© JUNGE FREIHEIT Verlag GmbH & Co. KG www.jungefreiheit.de 44/20 / 23. Oktober 2020

Die publizistische Visitenkarte Österreichs hat aufgegeben
Brüssels Sprachrohr an der Donau
(wm)

Für die Abonnenten der seit 1973 vierteljährlich erscheinenden „publizistischen Visitenkarte Österreichs im internationalen Dialog“, die Europäische Rundschau, kam das Aus fast über Nacht. Da das „Geld von Regierung und Wirtschaft heute in andere Richtungen“ fließe und ihr Chefredakteur Paul Lendvai zuletzt immer mehr die Rolle eines erfolglosen „Bittstellers bei potentiellen Finanziers“ spielen mußte, haben sich Herausgeber und das mit Wiener Politprominenz besetzte Kuratorium entschlossen, den laufenden 48. Jahrgang mit dem Frühsommer-Heft (2/2020) abrupt einzustellen.

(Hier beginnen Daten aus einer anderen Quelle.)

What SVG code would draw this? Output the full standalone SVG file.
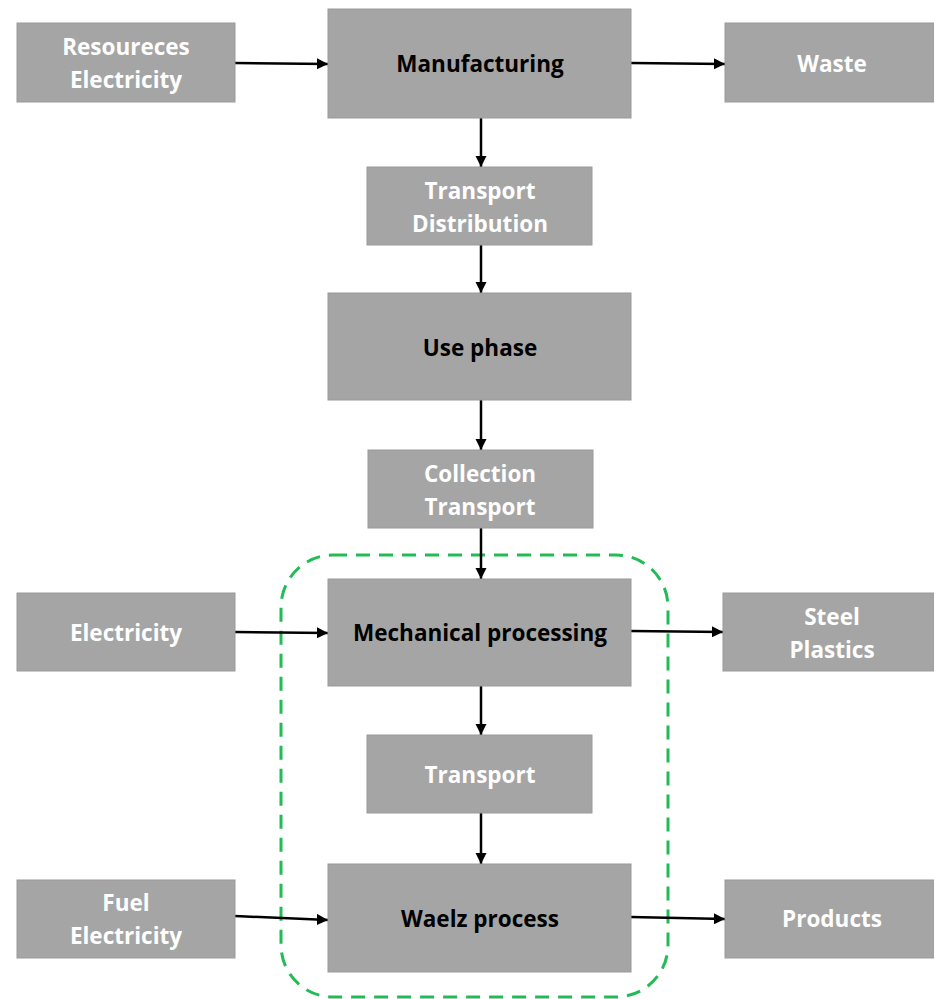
<svg xmlns="http://www.w3.org/2000/svg" width="934" height="999" viewBox="0 0 934 999">
<defs>
<marker id="ah" viewBox="0 0 10 10" refX="10" refY="5" markerWidth="4.5" markerHeight="4.5" orient="auto" markerUnits="strokeWidth">
<path d="M0,0 L10,5 L0,10 z" fill="#000"/>
</marker>
<style>
.box{fill:#a5a5a5;stroke:#9a9a9a;stroke-width:1}
.w{fill:#ffffff;font-family:"Open Sans",Lato,sans-serif;font-weight:bold;font-size:22.5px;text-anchor:middle}
.b{fill:#000000;font-family:"Open Sans",Lato,sans-serif;font-weight:bold;font-size:22.5px;text-anchor:middle}
.c{stroke:#000;stroke-width:2.5;fill:none;marker-end:url(#ah)}
</style>
</defs>
<rect width="934" height="999" fill="#ffffff"/>
<rect x="281" y="555" width="387" height="442" rx="52" ry="52" fill="none" stroke="#22bb55" stroke-width="3" stroke-dasharray="14,9"/>
<g id="connectors">
<path class="c" d="M235,63 L328,64"/>
<path class="c" d="M631,63 L725,64"/>
<path class="c" d="M481,118 L481,167"/>
<path class="c" d="M481,245 L481,293"/>
<path class="c" d="M481,400 L481,450"/>
<path class="c" d="M481,528 L481,579"/>
<path class="c" d="M481,686 L481,735"/>
<path class="c" d="M481,813 L481,864"/>
<path class="c" d="M235,632 L328,633"/>
<path class="c" d="M631,631 L723,632"/>
<path class="c" d="M235,916 L328,920"/>
<path class="c" d="M631,917 L725,919"/>
</g>
<g id="resources"><rect class="box" x="17" y="23" width="218" height="79"/><text class="w" x="126" y="55">Resoureces</text><text class="w" x="126" y="88">Electricity</text></g>
<g id="manufacturing"><rect class="box" x="328" y="9" width="303" height="109"/><text class="b" x="480" y="72">Manufacturing</text></g>
<g id="waste"><rect class="box" x="725" y="23" width="209" height="79"/><text class="w" x="832" y="72">Waste</text></g>
<g id="transport-distribution"><rect class="box" x="367" y="167" width="225" height="78"/><text class="w" x="480" y="199">Transport</text><text class="w" x="480" y="232">Distribution</text></g>
<g id="use-phase"><rect class="box" x="328" y="293" width="303" height="107"/><text class="b" x="480" y="356">Use phase</text></g>
<g id="collection-transport"><rect class="box" x="368" y="450" width="225" height="78"/><text class="w" x="480" y="482">Collection</text><text class="w" x="480" y="515">Transport</text></g>
<g id="electricity"><rect class="box" x="17" y="593" width="218" height="78"/><text class="w" x="126" y="641">Electricity</text></g>
<g id="mechanical-processing"><rect class="box" x="328" y="579" width="303" height="107"/><text class="b" x="480" y="641">Mechanical processing</text></g>
<g id="steel-plastics"><rect class="box" x="723" y="593" width="211" height="78"/><text class="w" x="832" y="625">Steel</text><text class="w" x="832" y="658">Plastics</text></g>
<g id="transport"><rect class="box" x="367" y="735" width="225" height="78"/><text class="w" x="480" y="783">Transport</text></g>
<g id="fuel-electricity"><rect class="box" x="17" y="880" width="218" height="78"/><text class="w" x="126" y="911">Fuel</text><text class="w" x="126" y="944">Electricity</text></g>
<g id="waelz-process"><rect class="box" x="328" y="864" width="303" height="108"/><text class="b" x="480" y="927">Waelz process</text></g>
<g id="products"><rect class="box" x="725" y="880" width="209" height="78"/><text class="w" x="832" y="927">Products</text></g>
</svg>
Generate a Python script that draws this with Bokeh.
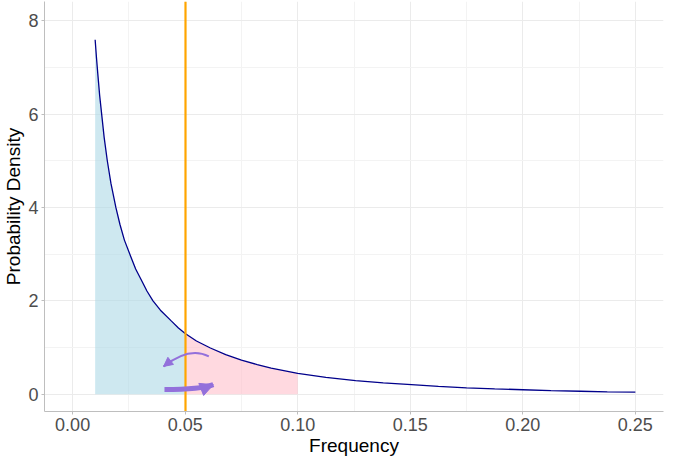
from bokeh.plotting import figure
from bokeh.models import FixedTicker, NumeralTickFormatter, Arrow, NormalHead
from bokeh.embed import file_html
from bokeh.resources import INLINE

# ---- data ----
freq = [0.0100, 0.0106, 0.0112, 0.0120, 0.0130, 0.0140, 0.0154, 0.0170, 0.0192,
        0.0210, 0.0230, 0.0258, 0.0280, 0.0308, 0.0330, 0.0357, 0.0390, 0.0438,
        0.0470, 0.0500, 0.0550, 0.0612, 0.0680, 0.0750, 0.0820, 0.0882, 0.1000,
        0.1125, 0.1257, 0.1380, 0.1505, 0.1625, 0.1750, 0.1875, 0.2000, 0.2125,
        0.2256, 0.2375, 0.2500]
density = [7.59, 7.20, 6.85, 6.40, 5.95, 5.50, 5.00, 4.52, 4.00,
           3.64, 3.30, 2.95, 2.68, 2.42, 2.21, 2.00, 1.80, 1.57,
           1.42, 1.30, 1.14, 0.99, 0.85, 0.73, 0.635, 0.56, 0.445,
           0.36, 0.29, 0.243, 0.205, 0.168, 0.137, 0.115, 0.096, 0.079,
           0.064, 0.052, 0.043]
threshold = 0.05
upper_limit = 0.10

x_ticks = [0.00, 0.05, 0.10, 0.15, 0.20, 0.25]
x_minor = [0.025, 0.075, 0.125, 0.175, 0.225]
y_ticks = [0, 2, 4, 6, 8]
y_minor = [1, 3, 5, 7]

# annotation arrows: start, control, end
thin_arrow = dict(x0=0.0605, y0=0.81, cx=0.0519, cy=1.03, x1=0.0404, y1=0.595)
thick_arrow = dict(x0=0.0408, y0=0.10, cx=0.0570, cy=0.10, x1=0.0625, y1=0.205)

# ---- figure ----
p = figure(width=669, height=458, x_range=(-0.0125, 0.2625), y_range=(-0.37, 8.41),
           output_backend="svg", toolbar_location=None,
           min_border_left=0, min_border_right=6, min_border_top=1, min_border_bottom=0)
p.outline_line_color = None
p.background_fill_color = "white"

blue_x = [f for f in freq if f <= threshold]
blue_y = [d for f, d in zip(freq, density) if f <= threshold]
pink_x = [f for f in freq if threshold <= f <= upper_limit]
pink_y = [d for f, d in zip(freq, density) if threshold <= f <= upper_limit]

p.varea(x=blue_x, y1=[0] * len(blue_x), y2=blue_y, fill_color="#ADD8E6", fill_alpha=0.6)
p.varea(x=pink_x, y1=[0] * len(pink_x), y2=pink_y, fill_color="#FFC0CB", fill_alpha=0.6)
p.line(freq, density, line_color="#00008B", line_width=1.3)
p.vspan(x=[threshold], line_color="#FFA500", line_width=2.2)

purple = "#9370DB"
for a, w, hs in ((thin_arrow, 2, 9), (thick_arrow, 5, 13)):
    p.quadratic(x0=[a["x0"]], y0=[a["y0"]], x1=[a["x1"]], y1=[a["y1"]],
                cx=[a["cx"]], cy=[a["cy"]], line_color=purple, line_width=w)
    sx = a["x1"] + 0.2 * (a["cx"] - a["x1"])
    sy = a["y1"] + 0.2 * (a["cy"] - a["y1"])
    p.add_layout(Arrow(end=NormalHead(size=hs, fill_color=purple, line_color=purple, line_width=1),
                       x_start=sx, y_start=sy, x_end=a["x1"], y_end=a["y1"],
                       line_color=purple, line_width=w))

# ---- axes & grid ----
p.xaxis.ticker = FixedTicker(ticks=x_ticks, minor_ticks=x_minor)
p.yaxis.ticker = FixedTicker(ticks=y_ticks, minor_ticks=y_minor)
p.xaxis.formatter = NumeralTickFormatter(format="0.00")
p.xaxis.axis_label = "Frequency"
p.yaxis.axis_label = "Probability Density"

for ax in (p.xaxis, p.yaxis):
    ax.axis_line_color = "#BEBEBE"
    ax.axis_line_width = 1
    ax.major_tick_line_color = "#BEBEBE"
    ax.major_tick_in = 0
    ax.major_tick_out = 3
    ax.minor_tick_line_color = None
    ax.major_label_text_font = "Liberation Sans"
    ax.major_label_text_font_size = "18px"
    ax.major_label_text_color = "#4D4D4D"
    ax.major_label_standoff = 2
    ax.axis_label_text_font = "Liberation Sans"
    ax.axis_label_text_font_size = "19px"
    ax.axis_label_text_font_style = "normal"
    ax.axis_label_text_color = "black"
    ax.axis_label_standoff = 1

for g in (p.xgrid, p.ygrid):
    g.grid_line_color = "#EBEBEB"
    g.grid_line_width = 1
    g.minor_grid_line_color = "#F3F3F3"
    g.minor_grid_line_width = 1

open("out.html", "w").write(file_html(p, INLINE))
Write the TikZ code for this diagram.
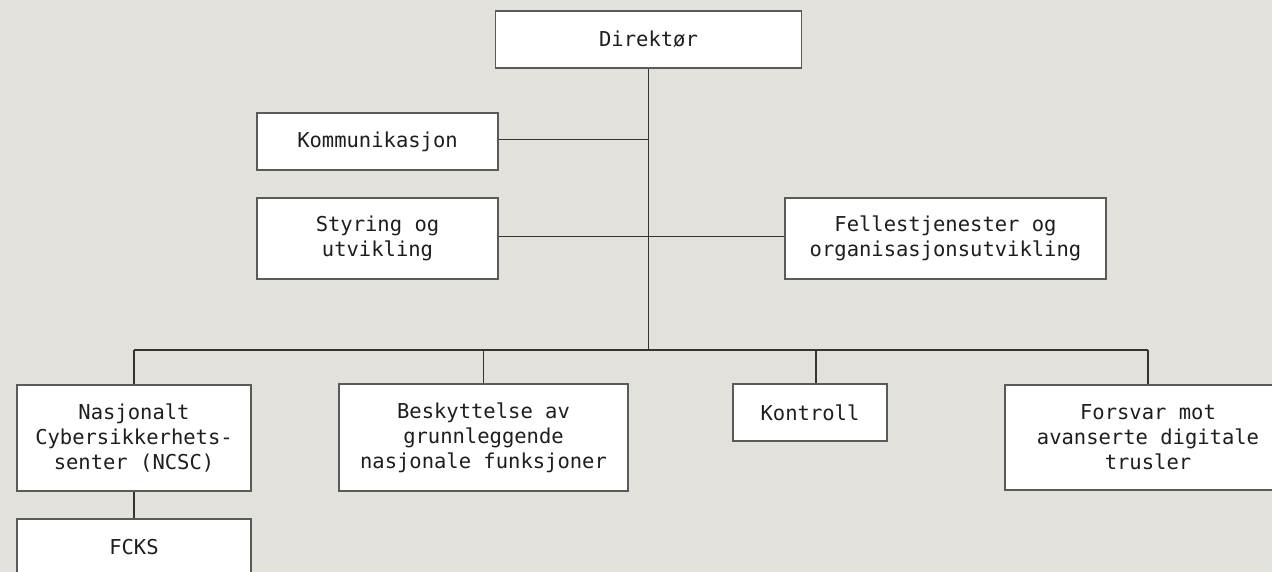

Das in Zeiten des Kalten Krieges „transatlantisch“ ausgerichtete, ab 1990 dann zum Brüsseler „Sprachrohr der Europäisierung“ gewandelte Periodikum ist damit selbst zu einem Kapitel politischer Ideengeschichte geworden. Auch im letzten Heft, das mit der Erinnerung an Ungarns „Versailler Diktat“, dem Vertrag von Trianon 1920, einen Schwerpunkt setzt, offenbaren sich nochmals Stärken und Schwächen der Rundschau. Konterkarierte die Redaktion doch die sachlich-informativen Essays über Ungarns „offene Wunde Trianon“ mit der Polemik des ungarischen Ökonomen Támas Bauer. Darin wird die Minderheitenpolitik des „Regimes“ Viktor Orbán beschuldigt, Trianon „revanchistisch“ korrigieren und die ethnisch-ungarische Bevölkerung Rumäniens „zurückgewinnen“ zu wollen.